Investigating Deglacial Climate Records: The Carbon Isotope Minimum Event and High-Resolution Radiocarbon Ages
Kathryn Rose1, Elisabeth Sikes2, Thomas P. Guilderson3, Rainer Zahn 4, Tessa M. Hill1, Howard Spero1
1Department of Geology, University of California, Davis
4 Institució Catalana de Recerca i Estudis Avançats, Universitat Autònoma de Barcelona, Institut de Ciencia i Tecnologia Ambientals, E-08193 Bellaterra (Cerdanyola), Spain
Institute of Marine and Coastal Sciences, Rutgers University
Center for Accelerator Mass Spectrometry, University of California/ Lawrence Livermore National Laboratory, USA
The most recent transition from the Last Glacial Maximum (LGM) into the deglaciation was associated with an abrupt decrease in the carbon isotope composition of planktonic foraminifera. These low 13C/12C ratios, referred to as the carbon isotope minimum event (CIME), have been linked to changes in Southern Ocean circulation at the end of the LGM (Spero & Lea, 2002). One hypothesis for the origin of the CIME suggests that the low d13C signal is derived from poorly ventilated waters in the deep ocean. These waters would have contained radiogenically “old” 14C-depleted carbon that was transmitted through the thermocline via Antarctic Intermediate Water (AAIW) and/ or Subantarctic Mode Water (SAMW).

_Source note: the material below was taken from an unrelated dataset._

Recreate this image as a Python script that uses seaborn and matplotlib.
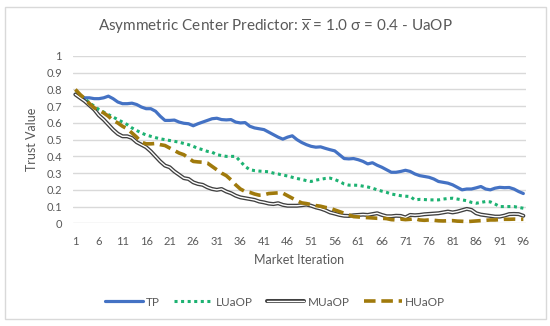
import matplotlib
matplotlib.use("Agg")
import matplotlib.pyplot as plt
import matplotlib.patheffects as pe
from matplotlib.patches import Rectangle
import seaborn as sns
import pandas as pd

iterations = list(range(1, 97))
tick_labels = list(range(1, 97, 5))

tp = [0.77, 0.76, 0.75, 0.75, 0.745, 0.745, 0.75, 0.76, 0.745, 0.725,
      0.715, 0.715, 0.718, 0.71, 0.695, 0.685, 0.685, 0.67, 0.64, 0.615,
      0.615, 0.617, 0.605, 0.598, 0.595, 0.583, 0.595, 0.605, 0.615, 0.625,
      0.628, 0.62, 0.618, 0.62, 0.605, 0.60, 0.602, 0.58, 0.57, 0.565,
      0.56, 0.545, 0.53, 0.515, 0.503, 0.515, 0.523, 0.50, 0.483, 0.47,
      0.46, 0.455, 0.457, 0.448, 0.44, 0.433, 0.41, 0.387, 0.385, 0.387,
      0.38, 0.37, 0.355, 0.362, 0.347, 0.335, 0.32, 0.305, 0.305, 0.31,
      0.317, 0.31, 0.295, 0.285, 0.28, 0.275, 0.265, 0.25, 0.245, 0.24,
      0.23, 0.215, 0.20, 0.205, 0.205, 0.212, 0.22, 0.205, 0.20, 0.21,
      0.215, 0.213, 0.214, 0.205, 0.19, 0.178]

luaop = [0.78, 0.765, 0.745, 0.72, 0.70, 0.68, 0.665, 0.65, 0.635, 0.62,
         0.605, 0.59, 0.57, 0.555, 0.54, 0.528, 0.52, 0.512, 0.505, 0.50,
         0.495, 0.49, 0.485, 0.477, 0.47, 0.46, 0.448, 0.44, 0.43, 0.425,
         0.41, 0.405, 0.40, 0.40, 0.40, 0.37, 0.34, 0.32, 0.315, 0.312,
         0.31, 0.308, 0.30, 0.295, 0.288, 0.283, 0.275, 0.268, 0.262, 0.255,
         0.25, 0.258, 0.263, 0.268, 0.27, 0.262, 0.25, 0.235, 0.228, 0.228,
         0.227, 0.222, 0.217, 0.21, 0.20, 0.192, 0.185, 0.175, 0.17, 0.165,
         0.162, 0.16, 0.14, 0.143, 0.142, 0.14, 0.14, 0.14, 0.145, 0.148,
         0.15, 0.145, 0.14, 0.135, 0.125, 0.12, 0.125, 0.13, 0.128, 0.115,
         0.10, 0.10, 0.10, 0.10, 0.095, 0.09]

muaop = [0.77, 0.75, 0.73, 0.705, 0.68, 0.645, 0.62, 0.59, 0.56, 0.535,
         0.52, 0.52, 0.51, 0.485, 0.47, 0.455, 0.43, 0.40, 0.37, 0.345,
         0.335, 0.31, 0.29, 0.27, 0.265, 0.245, 0.235, 0.23, 0.215, 0.205,
         0.20, 0.205, 0.19, 0.18, 0.165, 0.155, 0.15, 0.145, 0.14, 0.13,
         0.125, 0.118, 0.115, 0.12, 0.11, 0.105, 0.105, 0.105, 0.108, 0.112,
         0.105, 0.095, 0.088, 0.078, 0.065, 0.058, 0.05, 0.045, 0.044, 0.048,
         0.05, 0.052, 0.05, 0.055, 0.06, 0.05, 0.042, 0.042, 0.045, 0.044,
         0.035, 0.05, 0.048, 0.05, 0.054, 0.056, 0.058, 0.06, 0.065, 0.07,
         0.065, 0.07, 0.078, 0.086, 0.08, 0.06, 0.052, 0.048, 0.044, 0.04,
         0.04, 0.046, 0.055, 0.056, 0.055, 0.045]

huaop = [0.80, 0.77, 0.745, 0.715, 0.69, 0.675, 0.66, 0.64, 0.615, 0.60,
         0.58, 0.565, 0.54, 0.515, 0.485, 0.475, 0.475, 0.477, 0.47, 0.465,
         0.45, 0.435, 0.42, 0.41, 0.39, 0.37, 0.367, 0.365, 0.36, 0.34,
         0.32, 0.30, 0.285, 0.26, 0.23, 0.205, 0.19, 0.185, 0.175, 0.168,
         0.17, 0.178, 0.18, 0.182, 0.18, 0.165, 0.15, 0.135, 0.122, 0.118,
         0.112, 0.106, 0.102, 0.095, 0.09, 0.08, 0.07, 0.06, 0.05, 0.04,
         0.038, 0.035, 0.034, 0.032, 0.03, 0.03, 0.028, 0.022, 0.02, 0.025,
         0.022, 0.024, 0.028, 0.02, 0.018, 0.02, 0.018, 0.015, 0.014, 0.015,
         0.016, 0.013, 0.012, 0.01, 0.012, 0.014, 0.016, 0.018, 0.02, 0.02,
         0.022, 0.024, 0.024, 0.025, 0.024, 0.024]

df = pd.DataFrame({"it": iterations, "TP": tp, "LUaOP": luaop,
                   "MUaOP": muaop, "HUaOP": huaop})

sns.set_theme(style="white")
plt.rcParams["font.family"] = ["Lato", "DejaVu Sans"]
plt.rcParams["mathtext.fontset"] = "custom"
plt.rcParams["mathtext.rm"] = "Lato"
plt.rcParams["mathtext.it"] = "Lato:italic"

text_color = "#595959"
grid_color = "#D9D9D9"

fig = plt.figure(figsize=(5.5, 3.26), dpi=100)
ax = fig.add_axes([73 / 550, (326 - 223.3) / 326, (525.7 - 73) / 550, (223.3 - 56) / 326])

# chart border
fig.patches.append(Rectangle((5 / 550, 7 / 326), 541 / 550, 312 / 326,
                             transform=fig.transFigure, fill=False,
                             edgecolor=grid_color, linewidth=1.0))

sns.lineplot(data=df, x="it", y="TP", ax=ax, color="#4472C4", linewidth=2.3,
             label="TP", clip_on=False)
sns.lineplot(data=df, x="it", y="LUaOP", ax=ax, color="#1DB272", linewidth=2.2,
             linestyle=(0, (1.0, 1.15)), dash_capstyle="butt", label="LUaOP", clip_on=False)
sns.lineplot(data=df, x="it", y="MUaOP", ax=ax, color="white", linewidth=1.0,
             label="MUaOP", clip_on=False,
             path_effects=[pe.Stroke(linewidth=2.9, foreground="#404040"), pe.Normal()])
sns.lineplot(data=df, x="it", y="HUaOP", ax=ax, color="#A07A0C", linewidth=2.6,
             linestyle=(0, (3.2, 1.6)), label="HUaOP", clip_on=False)

ax.set_xlim(0.5, 96.5)
ax.set_ylim(0, 1)
ax.set_yticks([i / 10 for i in range(11)])
ax.set_yticklabels(["0", "0.1", "0.2", "0.3", "0.4", "0.5", "0.6", "0.7", "0.8", "0.9", "1"])
ax.set_xticks(tick_labels)
ax.set_xticklabels([str(t) for t in tick_labels])
ax.grid(axis="y", color=grid_color, linewidth=1.0)
ax.grid(axis="x", visible=False)
ax.set_axisbelow(True)
for s in ax.spines.values():
    s.set_visible(False)
ax.tick_params(axis="both", length=0, labelsize=8, colors=text_color)
ax.tick_params(axis="y", pad=8)
ax.tick_params(axis="x", pad=9)
ax.set_xlabel("Market Iteration", fontsize=9, color=text_color, labelpad=5)
ax.set_ylabel("Trust Value", fontsize=9, color=text_color, labelpad=6)

fig.text(0.5, (326 - 27) / 326, r"Asymmetric Center Predictor: $\overline{\mathrm{x}}$ = 1.0 σ = 0.4 - UaOP",
         ha="center", va="center", fontsize=11, color=text_color)

handles, labels = ax.get_legend_handles_labels()
ax.get_legend().remove()
fig.legend(handles, labels, loc="center", bbox_to_anchor=(0.5, (326 - 302) / 326),
           ncol=4, frameon=False, fontsize=8.5, labelcolor=text_color,
           handlelength=3.2, handletextpad=0.3, columnspacing=1.2)

fig.savefig("out.png", dpi=100, facecolor="white")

In this study, we reconstruct the reservoir age history of the CIME by comparing stable isotope (C and O) and radiocarbon (14C) data from two high resolution sediment cores from chemically distinct water masses in the Southwest Pacific: one core located in the Southern Ocean; south of the Subtropical Frontal Zone (on the Chatham Rise; MD97-2120 (43°32.06’S, 174°55.85’E; 1210 m)) and a second core that is located in subtropical water, north of the Chatham Rise, RR0503-64 JPC (37°25.34’S, 174°55.85’E; 650 m). Radiocarbon and stable isotope data from the LGM (~20 kybp) to ~14 Ka, were obtained from planktonic foraminifera Globigerina bulloides and Neogloboquadrina pachyderma (s) (sub-polar core MD97-2120), and Globorotalia inflata (sub-tropical core RR0503-64). Our data indicate that the CIME is present in both sub-tropical and sub-polar waters. Radiocarbon data show that a large decrease in 14C reservoir age occurred within sub-polar waters in G. bulloides and N. pachyderma (s). immediately prior to the initiation of the CIME (20 Ka), thereby yielding significantly younger 14C ages of 12.9 to14.0 kyr, respectively. The reservoir age discrepancy is absent from 14C analyses of G. inflata, which inhabits sub-tropical thermocline waters. However, mixed benthic ages centered in Subtropical Mode Waters (STMW) suggest that the signal advected below thermocline waters but above STMW in the South Pacific sub-tropical gyre. These new results are consistent with previously documented 14C ages from the Eastern Equatorial Pacific, which also indicate excess radiocarbon at the initiaion of the CIME (Spero et al in prep). We hypothesize that the 14C signal is related to waters with a “young” carbon source contributing to upper SAMW and advecting into the subpolar thermocline at the start of southern hemisphere deglaciation.